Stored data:
============================================================

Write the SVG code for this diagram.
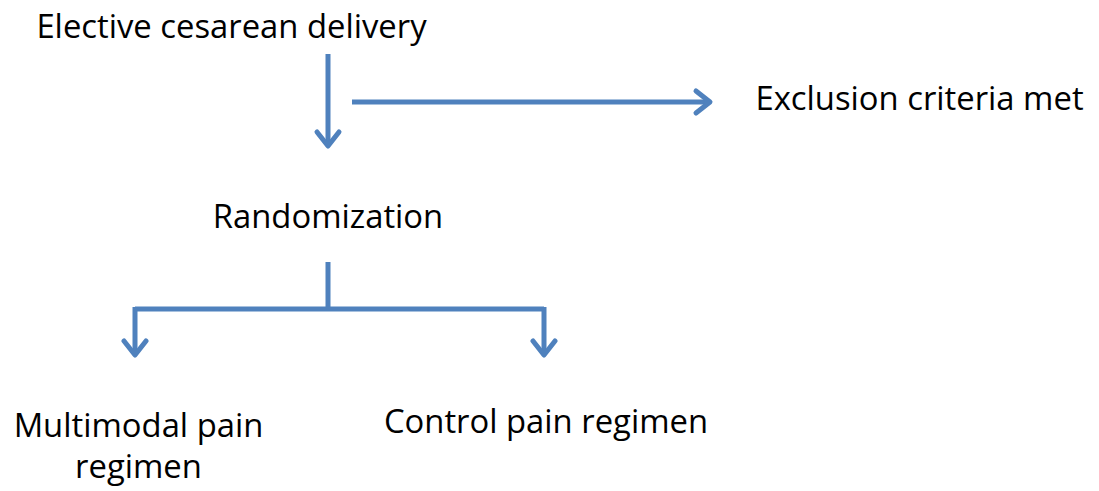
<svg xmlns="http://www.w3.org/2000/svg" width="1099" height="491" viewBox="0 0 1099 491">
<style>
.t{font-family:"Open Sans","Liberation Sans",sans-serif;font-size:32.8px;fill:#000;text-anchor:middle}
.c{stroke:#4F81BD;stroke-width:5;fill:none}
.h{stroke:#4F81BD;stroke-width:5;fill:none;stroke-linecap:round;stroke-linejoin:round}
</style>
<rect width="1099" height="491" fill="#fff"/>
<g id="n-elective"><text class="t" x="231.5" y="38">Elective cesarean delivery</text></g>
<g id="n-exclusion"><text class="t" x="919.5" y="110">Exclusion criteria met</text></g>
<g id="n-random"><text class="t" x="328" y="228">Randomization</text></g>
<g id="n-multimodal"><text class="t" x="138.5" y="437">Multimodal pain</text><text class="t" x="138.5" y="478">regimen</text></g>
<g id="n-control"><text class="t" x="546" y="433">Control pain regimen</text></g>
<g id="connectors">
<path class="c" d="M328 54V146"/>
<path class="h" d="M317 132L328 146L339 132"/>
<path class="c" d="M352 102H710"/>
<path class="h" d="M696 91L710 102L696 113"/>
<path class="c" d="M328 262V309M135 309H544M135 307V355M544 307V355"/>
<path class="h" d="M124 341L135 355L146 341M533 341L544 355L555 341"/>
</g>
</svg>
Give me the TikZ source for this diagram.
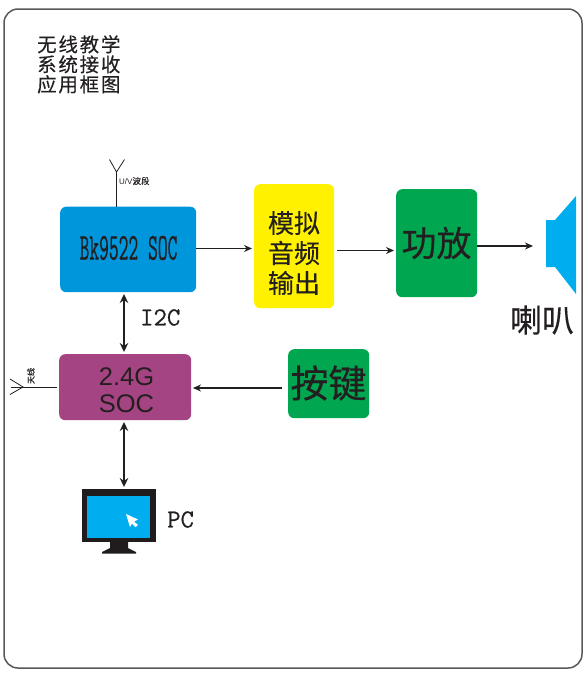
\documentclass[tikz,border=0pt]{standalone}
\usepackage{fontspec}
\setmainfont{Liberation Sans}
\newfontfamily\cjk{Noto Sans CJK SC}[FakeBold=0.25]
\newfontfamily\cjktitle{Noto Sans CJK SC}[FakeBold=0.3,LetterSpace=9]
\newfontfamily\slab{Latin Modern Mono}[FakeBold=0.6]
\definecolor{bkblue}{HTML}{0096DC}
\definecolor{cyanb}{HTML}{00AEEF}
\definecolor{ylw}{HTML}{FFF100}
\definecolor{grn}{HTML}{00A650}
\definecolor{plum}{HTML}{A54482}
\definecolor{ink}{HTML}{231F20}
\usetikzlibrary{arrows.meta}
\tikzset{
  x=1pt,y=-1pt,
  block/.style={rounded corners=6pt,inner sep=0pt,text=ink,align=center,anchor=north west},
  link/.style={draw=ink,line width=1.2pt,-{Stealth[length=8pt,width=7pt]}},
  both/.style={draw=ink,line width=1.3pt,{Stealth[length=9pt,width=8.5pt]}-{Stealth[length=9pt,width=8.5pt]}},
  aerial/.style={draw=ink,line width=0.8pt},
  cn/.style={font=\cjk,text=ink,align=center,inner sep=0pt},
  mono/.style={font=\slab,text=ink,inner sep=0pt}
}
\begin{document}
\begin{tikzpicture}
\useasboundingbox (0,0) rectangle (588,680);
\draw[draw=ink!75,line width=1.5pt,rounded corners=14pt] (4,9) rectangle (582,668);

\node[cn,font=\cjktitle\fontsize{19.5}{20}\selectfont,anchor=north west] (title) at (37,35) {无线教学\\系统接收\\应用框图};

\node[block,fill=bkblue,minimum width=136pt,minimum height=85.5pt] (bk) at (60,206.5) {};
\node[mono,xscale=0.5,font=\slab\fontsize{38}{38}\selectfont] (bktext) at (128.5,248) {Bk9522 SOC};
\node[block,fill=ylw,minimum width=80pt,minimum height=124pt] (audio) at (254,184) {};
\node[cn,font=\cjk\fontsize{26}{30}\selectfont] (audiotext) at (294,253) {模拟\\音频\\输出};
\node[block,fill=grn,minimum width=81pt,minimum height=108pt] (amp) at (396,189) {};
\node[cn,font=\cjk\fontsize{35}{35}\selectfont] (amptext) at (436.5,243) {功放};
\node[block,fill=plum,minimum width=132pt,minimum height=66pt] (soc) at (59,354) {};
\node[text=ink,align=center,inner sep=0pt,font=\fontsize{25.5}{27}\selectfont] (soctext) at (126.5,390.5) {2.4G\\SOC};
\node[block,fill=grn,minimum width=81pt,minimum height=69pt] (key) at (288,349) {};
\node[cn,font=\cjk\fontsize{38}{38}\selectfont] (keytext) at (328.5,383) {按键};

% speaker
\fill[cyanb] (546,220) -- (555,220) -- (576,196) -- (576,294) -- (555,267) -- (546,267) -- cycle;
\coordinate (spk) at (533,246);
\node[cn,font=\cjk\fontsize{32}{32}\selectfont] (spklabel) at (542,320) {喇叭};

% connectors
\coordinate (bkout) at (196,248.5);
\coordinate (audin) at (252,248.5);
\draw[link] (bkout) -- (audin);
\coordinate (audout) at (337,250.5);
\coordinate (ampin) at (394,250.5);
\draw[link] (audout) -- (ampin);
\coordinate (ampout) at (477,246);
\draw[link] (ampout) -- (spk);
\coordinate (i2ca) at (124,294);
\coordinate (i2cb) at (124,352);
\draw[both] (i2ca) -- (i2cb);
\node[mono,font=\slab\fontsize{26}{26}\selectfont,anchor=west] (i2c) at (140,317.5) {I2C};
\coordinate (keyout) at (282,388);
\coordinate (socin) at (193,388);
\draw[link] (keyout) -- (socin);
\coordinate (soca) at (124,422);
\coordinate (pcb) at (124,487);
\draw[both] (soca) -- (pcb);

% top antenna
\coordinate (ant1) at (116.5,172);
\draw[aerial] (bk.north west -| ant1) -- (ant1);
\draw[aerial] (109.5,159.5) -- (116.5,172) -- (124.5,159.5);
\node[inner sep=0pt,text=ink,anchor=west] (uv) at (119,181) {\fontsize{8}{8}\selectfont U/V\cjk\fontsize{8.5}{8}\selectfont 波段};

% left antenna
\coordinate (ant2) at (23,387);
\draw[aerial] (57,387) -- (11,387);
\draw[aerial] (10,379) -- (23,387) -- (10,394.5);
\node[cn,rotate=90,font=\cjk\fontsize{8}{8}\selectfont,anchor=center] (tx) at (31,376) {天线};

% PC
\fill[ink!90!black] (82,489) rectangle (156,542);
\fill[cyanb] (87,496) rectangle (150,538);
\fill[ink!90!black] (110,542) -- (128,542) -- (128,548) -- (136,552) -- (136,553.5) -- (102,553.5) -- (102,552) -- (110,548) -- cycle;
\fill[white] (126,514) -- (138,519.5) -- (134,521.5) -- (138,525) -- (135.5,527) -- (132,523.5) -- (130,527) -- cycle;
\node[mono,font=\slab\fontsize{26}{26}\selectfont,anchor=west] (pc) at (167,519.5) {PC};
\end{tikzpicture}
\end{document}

============================================================

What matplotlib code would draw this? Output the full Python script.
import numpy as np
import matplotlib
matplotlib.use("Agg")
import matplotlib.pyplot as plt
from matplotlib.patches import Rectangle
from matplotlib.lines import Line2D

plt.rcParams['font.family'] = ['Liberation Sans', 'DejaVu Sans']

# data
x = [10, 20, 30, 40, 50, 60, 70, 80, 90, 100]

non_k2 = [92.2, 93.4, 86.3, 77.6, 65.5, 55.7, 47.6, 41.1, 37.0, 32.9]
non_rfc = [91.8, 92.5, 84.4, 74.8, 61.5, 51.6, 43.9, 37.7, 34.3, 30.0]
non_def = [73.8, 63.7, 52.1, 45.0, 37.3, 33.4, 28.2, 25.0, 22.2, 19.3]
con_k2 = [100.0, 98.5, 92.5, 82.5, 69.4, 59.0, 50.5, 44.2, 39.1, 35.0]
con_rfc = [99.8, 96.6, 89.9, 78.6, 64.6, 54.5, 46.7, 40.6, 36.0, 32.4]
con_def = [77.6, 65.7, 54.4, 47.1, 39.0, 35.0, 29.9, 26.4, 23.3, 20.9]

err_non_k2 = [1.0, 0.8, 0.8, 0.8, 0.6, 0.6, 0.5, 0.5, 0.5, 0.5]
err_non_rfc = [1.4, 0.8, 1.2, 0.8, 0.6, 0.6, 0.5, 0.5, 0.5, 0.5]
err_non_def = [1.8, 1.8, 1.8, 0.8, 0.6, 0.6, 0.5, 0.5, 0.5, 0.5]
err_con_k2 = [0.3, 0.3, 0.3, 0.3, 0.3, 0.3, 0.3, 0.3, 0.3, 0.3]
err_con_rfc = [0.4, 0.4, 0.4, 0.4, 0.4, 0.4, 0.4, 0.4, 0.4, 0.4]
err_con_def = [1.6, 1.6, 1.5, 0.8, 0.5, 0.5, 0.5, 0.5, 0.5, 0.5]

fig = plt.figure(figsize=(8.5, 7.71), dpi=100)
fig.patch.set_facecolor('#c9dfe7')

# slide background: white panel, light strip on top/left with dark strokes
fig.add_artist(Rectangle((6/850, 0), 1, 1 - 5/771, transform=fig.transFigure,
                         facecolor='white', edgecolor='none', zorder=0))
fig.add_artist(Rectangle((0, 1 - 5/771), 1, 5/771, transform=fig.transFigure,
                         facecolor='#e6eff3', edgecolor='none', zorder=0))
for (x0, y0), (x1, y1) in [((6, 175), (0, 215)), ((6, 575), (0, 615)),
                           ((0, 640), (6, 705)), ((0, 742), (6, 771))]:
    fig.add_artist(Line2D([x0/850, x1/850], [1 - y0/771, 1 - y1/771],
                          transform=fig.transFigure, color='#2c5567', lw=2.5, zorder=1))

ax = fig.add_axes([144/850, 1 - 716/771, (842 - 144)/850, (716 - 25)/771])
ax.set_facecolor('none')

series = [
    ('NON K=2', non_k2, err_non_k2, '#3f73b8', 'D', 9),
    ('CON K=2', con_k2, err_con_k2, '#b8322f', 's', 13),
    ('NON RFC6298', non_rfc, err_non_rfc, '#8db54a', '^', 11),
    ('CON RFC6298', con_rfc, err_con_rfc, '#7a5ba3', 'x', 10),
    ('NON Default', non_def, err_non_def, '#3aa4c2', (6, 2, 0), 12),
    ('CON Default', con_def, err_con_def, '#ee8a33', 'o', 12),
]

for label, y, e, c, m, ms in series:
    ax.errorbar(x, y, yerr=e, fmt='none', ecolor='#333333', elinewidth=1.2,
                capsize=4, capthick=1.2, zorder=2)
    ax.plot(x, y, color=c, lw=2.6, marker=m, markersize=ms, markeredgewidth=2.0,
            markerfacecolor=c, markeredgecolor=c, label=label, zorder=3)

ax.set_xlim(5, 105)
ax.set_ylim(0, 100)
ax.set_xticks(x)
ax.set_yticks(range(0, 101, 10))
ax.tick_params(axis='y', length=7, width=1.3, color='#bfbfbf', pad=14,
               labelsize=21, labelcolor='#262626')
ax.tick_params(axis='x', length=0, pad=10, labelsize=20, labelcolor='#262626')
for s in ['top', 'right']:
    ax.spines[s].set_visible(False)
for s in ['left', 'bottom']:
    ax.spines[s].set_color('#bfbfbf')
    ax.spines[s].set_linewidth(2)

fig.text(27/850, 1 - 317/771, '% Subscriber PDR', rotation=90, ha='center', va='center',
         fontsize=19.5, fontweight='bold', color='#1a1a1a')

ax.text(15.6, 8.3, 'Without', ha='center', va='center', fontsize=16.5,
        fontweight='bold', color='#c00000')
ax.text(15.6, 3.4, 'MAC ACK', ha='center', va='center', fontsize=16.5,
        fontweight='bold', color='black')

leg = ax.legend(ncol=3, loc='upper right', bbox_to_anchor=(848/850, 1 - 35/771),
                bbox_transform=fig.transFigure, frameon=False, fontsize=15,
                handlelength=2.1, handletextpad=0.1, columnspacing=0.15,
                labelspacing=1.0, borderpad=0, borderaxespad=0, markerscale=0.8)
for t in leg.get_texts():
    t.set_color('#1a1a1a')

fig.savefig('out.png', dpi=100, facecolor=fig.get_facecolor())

============================================================

Go through the records line by line and count those containing the string "code". Give only the total.

2